I thought I would hate having to hang out the laundry every day, another chore. But it didn't turn out that way. We start the laundry washing before breakfast, and by the time we are finished eating and cleaning up the kitchen, the laundry is ready to be hung out. This is my best chore: we both love it! We get out there in the first sunny and warm moments of the day. The sand hill cranes are just zooming in with their wild cries and the vegetable garden is so green and verdant and all of life is full of possibilities.
The best thing for me is the artistic arrangement of the clothes to be placed on the line. I love it when we have colorful sheets and towels, maybe a tablecloth or two in brilliant colors. I even love those blue jeans that will flap in the breeze, my black bra, Andy's red underwear and the socks neatly pinned together in pairs.
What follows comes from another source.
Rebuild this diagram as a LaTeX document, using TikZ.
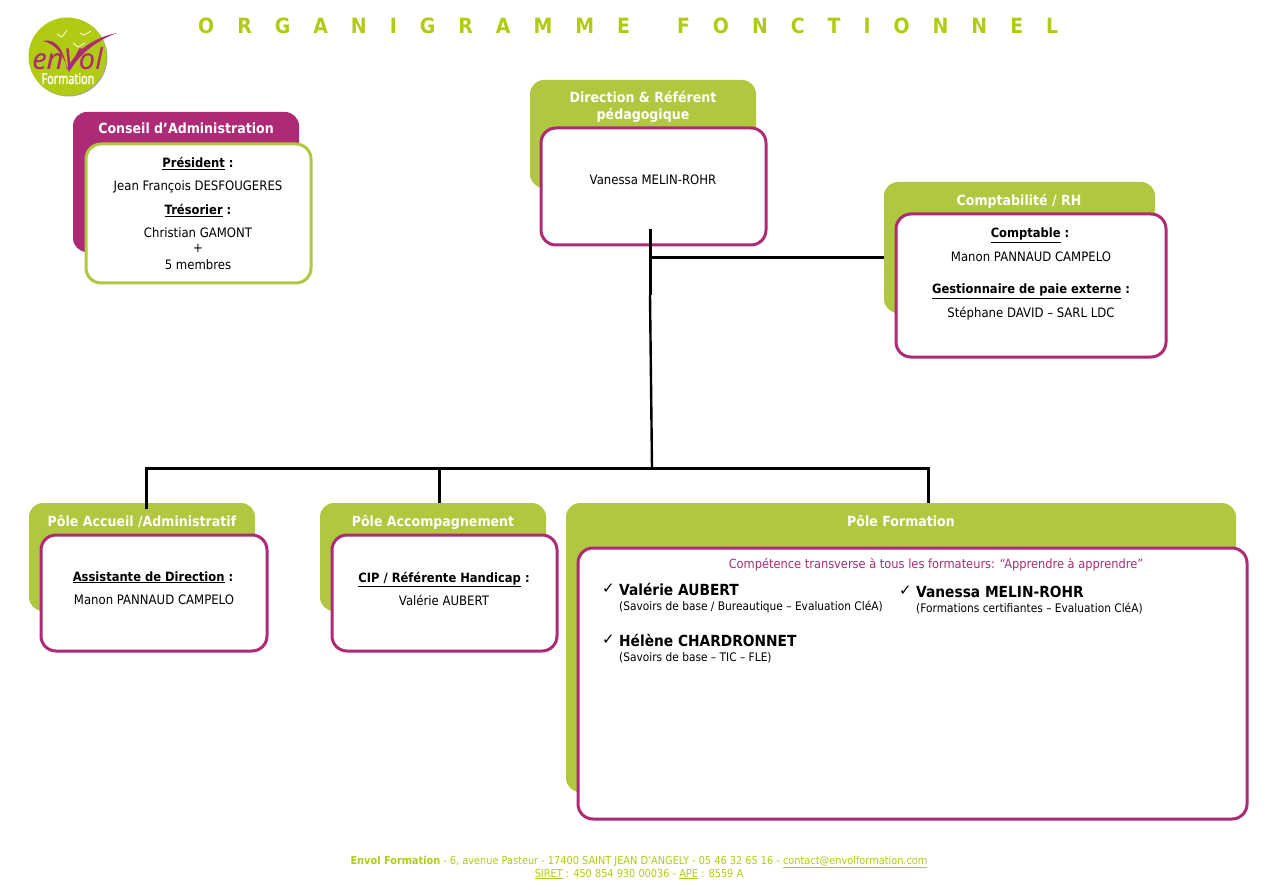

We have our system- socks together, the heavy things towards the sun, the colorful things on the outside to be seen as an artistic gem.
In a few hours, just before lunch, I'll take everything down, folding them from the line into neat stacks, everything smelling sweet from the sun and breeze.
Our parents always dried clothes outdoors. Probably only our mothers did this.

Saturday, January 03, 2009

Growing things

Walking out in the woods today I saw so may of these reindeer moss areas. These small light mosses lie on the forest floor to delight the eye. When the day is moist they are soft, but when it is dry they are brittle and you might think they would blow away.
I often take my mini walks to areas close to our house and I am coming to know the territory. I know where the reindeer moss grows, where the cardinals nest, where the tortoises and black racers have buried their eggs, where the turkeys have sex in the morning, and where the cranes dance their loud trumpeting love calls.
But nothing here engages me more than the daily tending to the gardens. Even in winter with the constant possibility of frost, we have an amazing vegetable garden. Daily, I announce to Andy, the cook, that we have collards, broccoli, lettuce and green onions. That's it for now. And that's what we eat every night. Up north they don't even have that!
The winter garden is neat and productive, everything carefully mulched with hay. I have ordered the spring seeds and look forward to those warm weather vegetables, the tomatoes and peppers and beans, squash and eggplants. But for now, I love those verdant greens.
For the last ten days we have been dog sitting my daughter's two dogs. One is a very large and beautiful black and white pointer mix, and the other is a four pound teacup poodle. Our own dog is a small wiener dog. The visiting dogs are totally neurotic and want to follow us everywhere and the tiny poodle has no sense of being house trained and is so bony and icky one wouldn't love to touch her. And she has an incredibly shrill and sharp voice! The visiting dogs are 'door bounders' and bark at everything. We are exhausted with all this. I say to them, "Get a life!" But their life is us. I cannot wait for them to be reclaimed by my daughter. Still, I do love animals, and I like to take the big dog out with me on my forays into the woods and fields. But I cannot wait to be just us, the family of two with one small dog who doesn't bark much (except at armadillos) and has a life that doesn't include following us everywhere.
Dogs or no, this is an incredible place! This evening I saw four deer under the feeder, the sand hill crane couple dancing, a turkey gobbler showing his stuff, gobbling (and still jumping on the female), and so many cardinals at the porch feeder, I can't count them. Venus is the brightest light in the sky and Orion shines bright. This feels perfect.